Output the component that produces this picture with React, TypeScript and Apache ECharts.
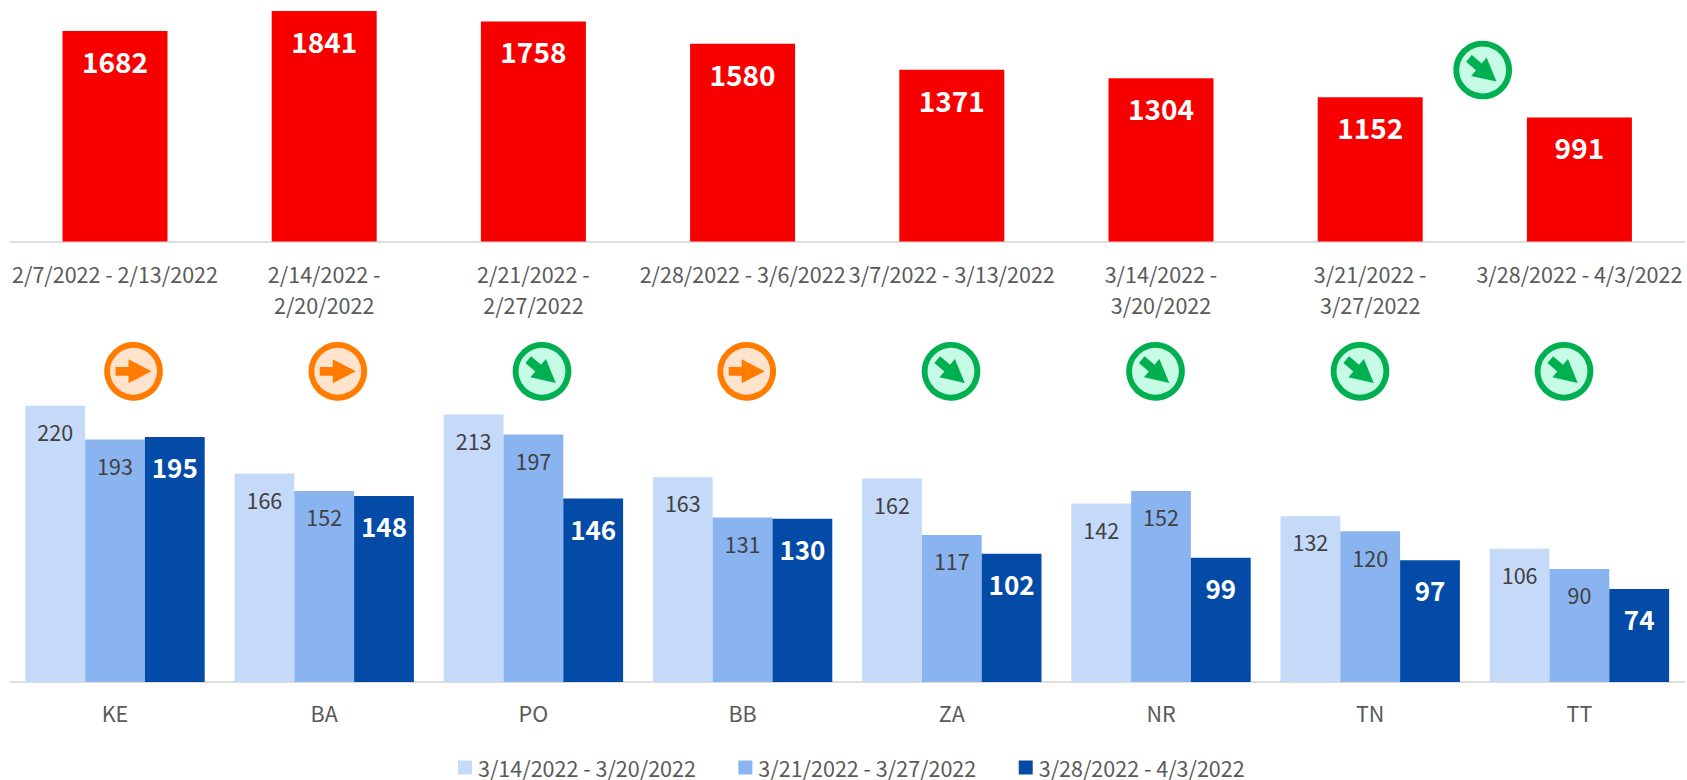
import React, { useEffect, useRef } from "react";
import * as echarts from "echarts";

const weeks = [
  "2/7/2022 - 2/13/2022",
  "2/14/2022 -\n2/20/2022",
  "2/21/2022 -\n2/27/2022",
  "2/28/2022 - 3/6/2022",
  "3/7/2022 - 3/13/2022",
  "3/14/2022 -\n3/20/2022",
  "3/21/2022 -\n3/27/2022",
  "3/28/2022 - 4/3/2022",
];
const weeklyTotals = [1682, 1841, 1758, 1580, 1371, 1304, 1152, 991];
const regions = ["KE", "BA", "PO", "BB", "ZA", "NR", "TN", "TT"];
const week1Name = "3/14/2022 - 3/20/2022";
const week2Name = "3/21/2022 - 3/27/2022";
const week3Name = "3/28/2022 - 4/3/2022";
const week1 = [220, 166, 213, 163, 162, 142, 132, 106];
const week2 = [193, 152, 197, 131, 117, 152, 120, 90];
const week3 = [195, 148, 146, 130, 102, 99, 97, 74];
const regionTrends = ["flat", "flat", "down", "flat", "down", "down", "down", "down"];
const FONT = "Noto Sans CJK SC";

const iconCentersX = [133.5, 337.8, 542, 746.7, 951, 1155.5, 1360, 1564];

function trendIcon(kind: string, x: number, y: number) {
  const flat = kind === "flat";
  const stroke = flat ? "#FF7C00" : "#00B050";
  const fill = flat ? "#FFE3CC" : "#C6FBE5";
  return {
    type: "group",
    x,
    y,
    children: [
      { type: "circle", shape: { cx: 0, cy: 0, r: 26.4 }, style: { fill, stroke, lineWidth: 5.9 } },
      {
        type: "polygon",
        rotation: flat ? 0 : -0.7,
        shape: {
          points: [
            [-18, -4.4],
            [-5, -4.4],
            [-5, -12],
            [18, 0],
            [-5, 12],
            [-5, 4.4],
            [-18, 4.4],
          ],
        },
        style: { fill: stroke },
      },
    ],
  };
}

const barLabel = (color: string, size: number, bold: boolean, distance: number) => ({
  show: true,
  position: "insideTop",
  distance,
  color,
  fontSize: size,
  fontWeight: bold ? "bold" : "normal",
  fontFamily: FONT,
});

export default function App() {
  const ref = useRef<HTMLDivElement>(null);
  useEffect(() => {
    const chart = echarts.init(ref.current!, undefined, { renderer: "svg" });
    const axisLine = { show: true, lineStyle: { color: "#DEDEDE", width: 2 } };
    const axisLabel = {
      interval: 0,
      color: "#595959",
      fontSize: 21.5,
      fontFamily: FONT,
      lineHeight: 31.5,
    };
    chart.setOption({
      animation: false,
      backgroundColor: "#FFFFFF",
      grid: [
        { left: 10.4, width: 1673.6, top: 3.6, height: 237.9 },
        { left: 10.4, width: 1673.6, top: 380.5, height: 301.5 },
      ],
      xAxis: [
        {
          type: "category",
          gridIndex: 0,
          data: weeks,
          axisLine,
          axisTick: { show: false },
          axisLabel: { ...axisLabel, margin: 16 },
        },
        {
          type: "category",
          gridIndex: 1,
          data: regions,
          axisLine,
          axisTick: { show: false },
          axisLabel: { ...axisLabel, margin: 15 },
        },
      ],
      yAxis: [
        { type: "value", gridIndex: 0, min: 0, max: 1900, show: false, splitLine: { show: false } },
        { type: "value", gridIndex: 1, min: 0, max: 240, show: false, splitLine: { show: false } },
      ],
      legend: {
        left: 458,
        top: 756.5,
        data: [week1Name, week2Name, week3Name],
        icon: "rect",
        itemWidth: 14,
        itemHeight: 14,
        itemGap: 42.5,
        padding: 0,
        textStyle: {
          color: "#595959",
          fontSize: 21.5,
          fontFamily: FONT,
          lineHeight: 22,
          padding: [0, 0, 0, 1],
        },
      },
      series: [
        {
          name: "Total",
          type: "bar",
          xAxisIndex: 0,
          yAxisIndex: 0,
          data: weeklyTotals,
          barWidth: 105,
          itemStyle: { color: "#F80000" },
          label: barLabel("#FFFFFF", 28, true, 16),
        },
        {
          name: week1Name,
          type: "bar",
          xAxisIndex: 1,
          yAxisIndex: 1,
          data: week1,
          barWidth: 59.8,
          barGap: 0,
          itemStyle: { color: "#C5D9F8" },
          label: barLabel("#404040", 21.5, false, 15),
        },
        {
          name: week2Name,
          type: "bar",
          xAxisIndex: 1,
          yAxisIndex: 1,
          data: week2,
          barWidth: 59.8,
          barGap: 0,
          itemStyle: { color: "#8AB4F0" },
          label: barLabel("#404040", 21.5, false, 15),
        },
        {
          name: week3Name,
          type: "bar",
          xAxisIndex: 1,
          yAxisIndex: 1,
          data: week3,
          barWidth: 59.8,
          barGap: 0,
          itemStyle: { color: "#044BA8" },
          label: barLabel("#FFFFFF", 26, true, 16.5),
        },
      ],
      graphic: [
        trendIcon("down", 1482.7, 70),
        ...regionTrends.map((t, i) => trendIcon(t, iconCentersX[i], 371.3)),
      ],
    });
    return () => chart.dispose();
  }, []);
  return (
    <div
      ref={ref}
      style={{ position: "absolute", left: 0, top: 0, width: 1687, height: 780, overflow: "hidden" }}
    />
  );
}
================================
Directive ::
Repeat only the lines from the beginning of the material through the line containing "import * as", both ends kept, leaving pictures out.

Full response ::
Output the component that produces this picture with React, TypeScript and Apache ECharts.
import React, { useEffect, useRef } from "react";
import * as echarts from "echarts";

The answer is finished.